━━━━━ GIVEN ENTRIES ━━━━━

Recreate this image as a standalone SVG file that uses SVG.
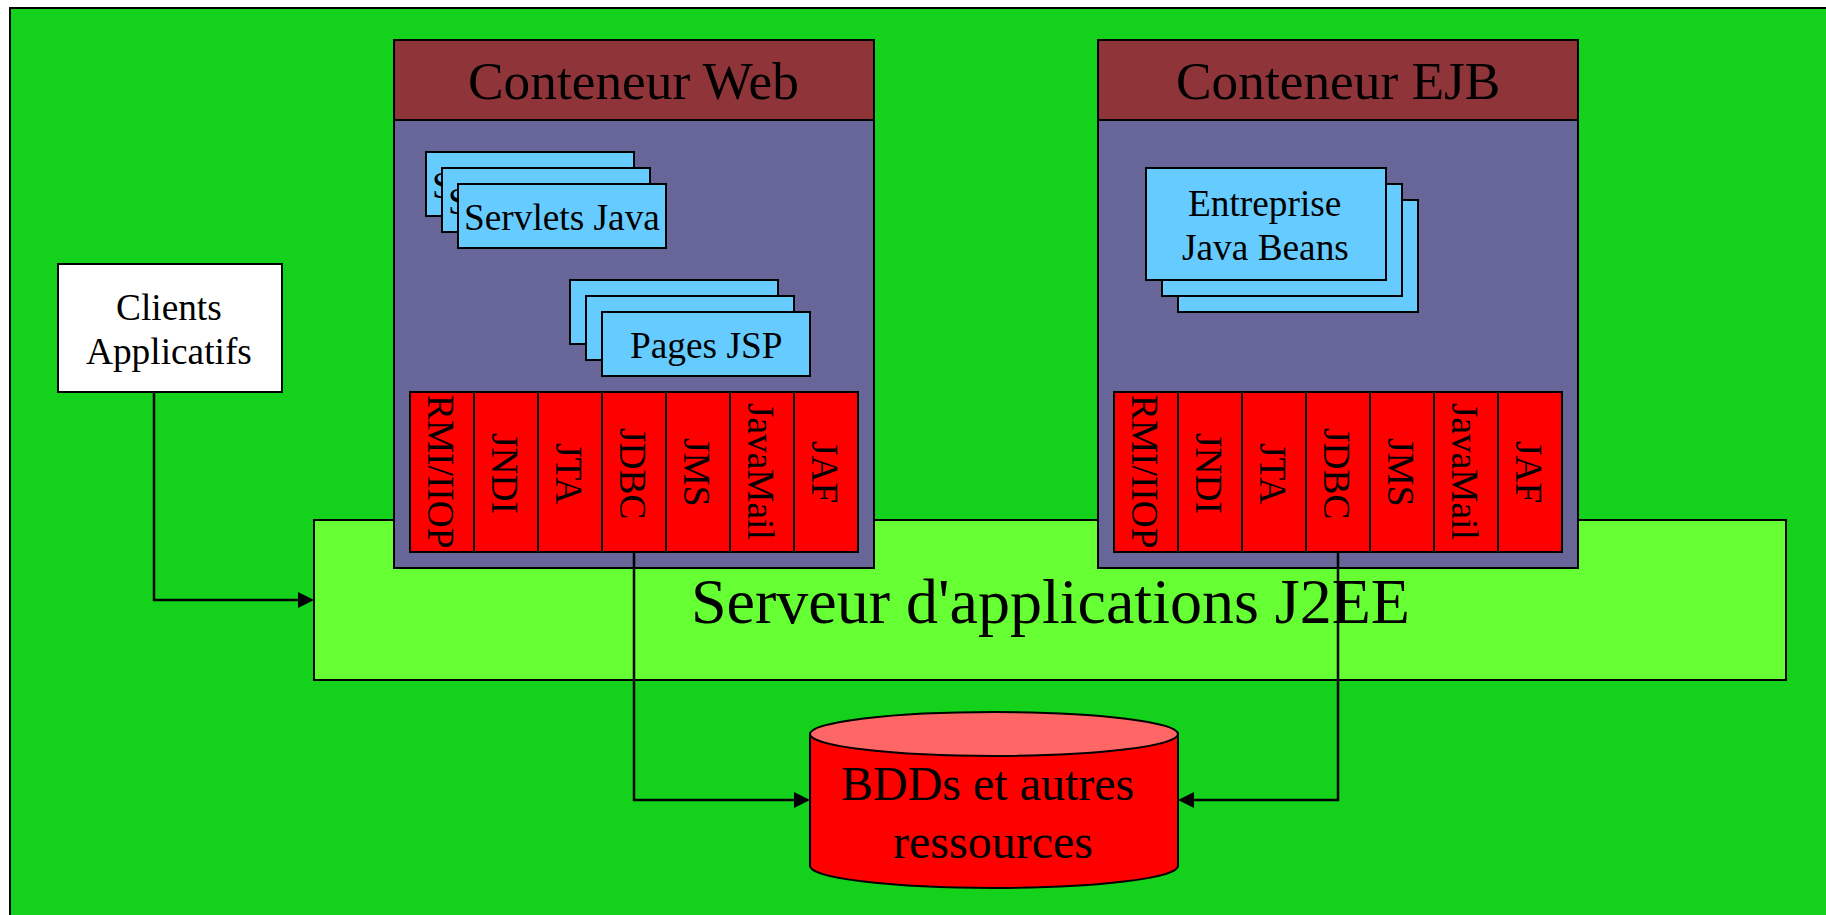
<svg xmlns="http://www.w3.org/2000/svg" width="1826" height="915" viewBox="0 0 1826 915">
<style>
text{font-family:"Liberation Serif","Times New Roman",serif;fill:#000}
rect,ellipse,path.s{stroke:#000;stroke-width:2}
.hd{fill:#8f3539}.bd{fill:#666699}.bl{fill:#66ccff}.rd{fill:#ff0000}
.t36{font-size:37.33px}.t52{font-size:53.33px}.t48{font-size:48px}.t58{font-size:64px}
.c{fill:none;stroke:#000;stroke-width:2.5}
</style>
<defs>
<marker id="arr" markerUnits="userSpaceOnUse" markerWidth="16" markerHeight="16" refX="16" refY="8" orient="auto"><path d="M0 0L16 8L0 16Z" fill="#000"/></marker>
</defs>
<rect id="background" x="10" y="8" width="1840" height="930" fill="#14d21c"/>
<g id="serveur">
<rect x="314" y="520" width="1472" height="160" fill="#66ff33"/>
<text class="t58" x="691" y="623">Serveur d'applications J2EE</text>
</g>
<g id="clients">
<rect x="58" y="264" width="224" height="128" fill="#fff"/>
<text class="t36" x="116" y="320">Clients</text>
<text class="t36" x="86" y="364">Applicatifs</text>
</g>
<g id="conteneur-web">
<rect class="bd" x="394" y="120" width="480" height="448"/>
<rect class="hd" x="394" y="40" width="480" height="80"/>
<text class="t52" x="468" y="99">Conteneur Web</text>
</g>
<g id="servlets">
<rect class="bl" x="426" y="152" width="208" height="64"/><text class="t36" x="432" y="198">Servlets Java</text>
<rect class="bl" x="442" y="168" width="208" height="64"/><text class="t36" x="448" y="214">Servlets Java</text>
<rect class="bl" x="458" y="184" width="208" height="64"/><text class="t36" x="464" y="230">Servlets Java</text>
</g>
<g id="jsp">
<rect class="bl" x="570" y="280" width="208" height="64"/>
<rect class="bl" x="586" y="296" width="208" height="64"/>
<rect class="bl" x="602" y="312" width="208" height="64"/>
<text class="t36" x="630" y="358">Pages JSP</text>
</g>
<g id="services-web">
<rect class="rd" x="410" y="392" width="64" height="160"/>
<rect class="rd" x="474" y="392" width="64" height="160"/>
<rect class="rd" x="538" y="392" width="64" height="160"/>
<rect class="rd" x="602" y="392" width="64" height="160"/>
<rect class="rd" x="666" y="392" width="64" height="160"/>
<rect class="rd" x="730" y="392" width="64" height="160"/>
<rect class="rd" x="794" y="392" width="64" height="160"/>
<text class="t36" transform="translate(428 395) rotate(90)">RMI/IIOP</text>
<text class="t36" transform="translate(492 433) rotate(90)">JNDI</text>
<text class="t36" transform="translate(556 443) rotate(90)">JTA</text>
<text class="t36" transform="translate(620 428) rotate(90)">JDBC</text>
<text class="t36" transform="translate(684 438) rotate(90)">JMS</text>
<text class="t36" transform="translate(748 403) rotate(90)">JavaMail</text>
<text class="t36" transform="translate(812 441) rotate(90)">JAF</text>
</g>
<g id="conteneur-ejb">
<rect class="bd" x="1098" y="120" width="480" height="448"/>
<rect class="hd" x="1098" y="40" width="480" height="80"/>
<text class="t52" x="1176" y="99">Conteneur EJB</text>
</g>
<g id="ejb">
<rect class="bl" x="1178" y="200" width="240" height="112"/>
<rect class="bl" x="1162" y="184" width="240" height="112"/>
<rect class="bl" x="1146" y="168" width="240" height="112"/>
<text class="t36" x="1188" y="216">Entreprise</text>
<text class="t36" x="1182" y="260">Java Beans</text>
</g>
<g id="services-ejb">
<rect class="rd" x="1114" y="392" width="64" height="160"/>
<rect class="rd" x="1178" y="392" width="64" height="160"/>
<rect class="rd" x="1242" y="392" width="64" height="160"/>
<rect class="rd" x="1306" y="392" width="64" height="160"/>
<rect class="rd" x="1370" y="392" width="64" height="160"/>
<rect class="rd" x="1434" y="392" width="64" height="160"/>
<rect class="rd" x="1498" y="392" width="64" height="160"/>
<text class="t36" transform="translate(1132 395) rotate(90)">RMI/IIOP</text>
<text class="t36" transform="translate(1196 433) rotate(90)">JNDI</text>
<text class="t36" transform="translate(1260 443) rotate(90)">JTA</text>
<text class="t36" transform="translate(1324 428) rotate(90)">JDBC</text>
<text class="t36" transform="translate(1388 438) rotate(90)">JMS</text>
<text class="t36" transform="translate(1452 403) rotate(90)">JavaMail</text>
<text class="t36" transform="translate(1516 441) rotate(90)">JAF</text>
</g>
<g id="bdd">
<path class="s" d="M810 734V866A184 22 0 0 0 1178 866V734Z" fill="#ff0000"/>
<ellipse cx="994" cy="734" rx="184" ry="22" fill="#ff6666"/>
<text class="t48" x="841" y="800">BDDs et autres</text>
<text class="t48" x="893" y="858">ressources</text>
</g>
<g id="connectors">
<path class="c" d="M154 392V600H300" />
<path d="M298 592L314 600L298 608Z" fill="#000"/>
<path class="c" d="M634 552V800H796"/>
<path d="M794 792L810 800L794 808Z" fill="#000"/>
<path class="c" d="M1338 552V800H1192"/>
<path d="M1194 792L1178 800L1194 808Z" fill="#000"/>
</g>
</svg>
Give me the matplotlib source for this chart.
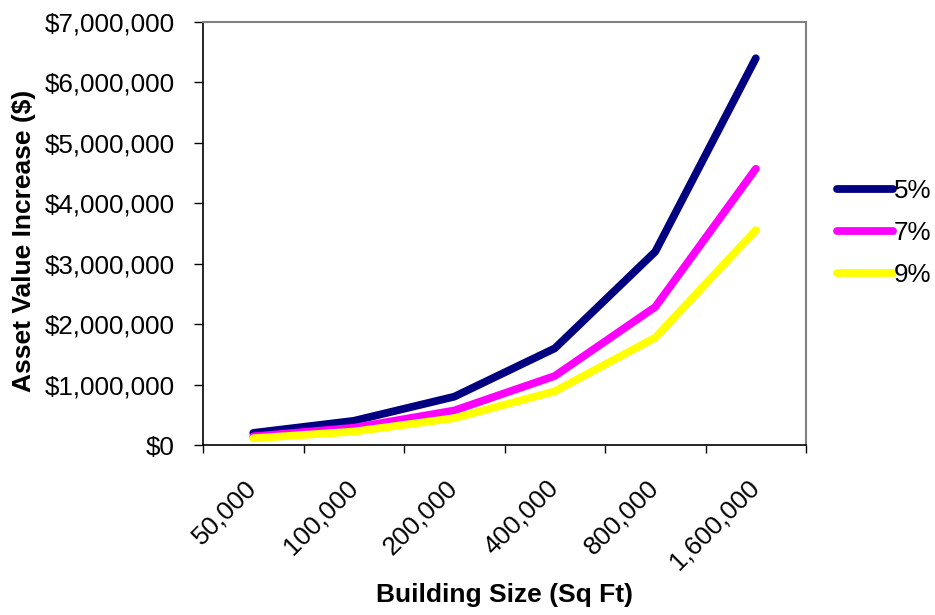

━━━━━

TASK TO CARRY OUT: Look through the data above. Copy every line with the string "this" in it.

WRITTEN RESPONSE:
Recreate this image as a standalone SVG file that uses SVG.
Give me the matplotlib source for this chart.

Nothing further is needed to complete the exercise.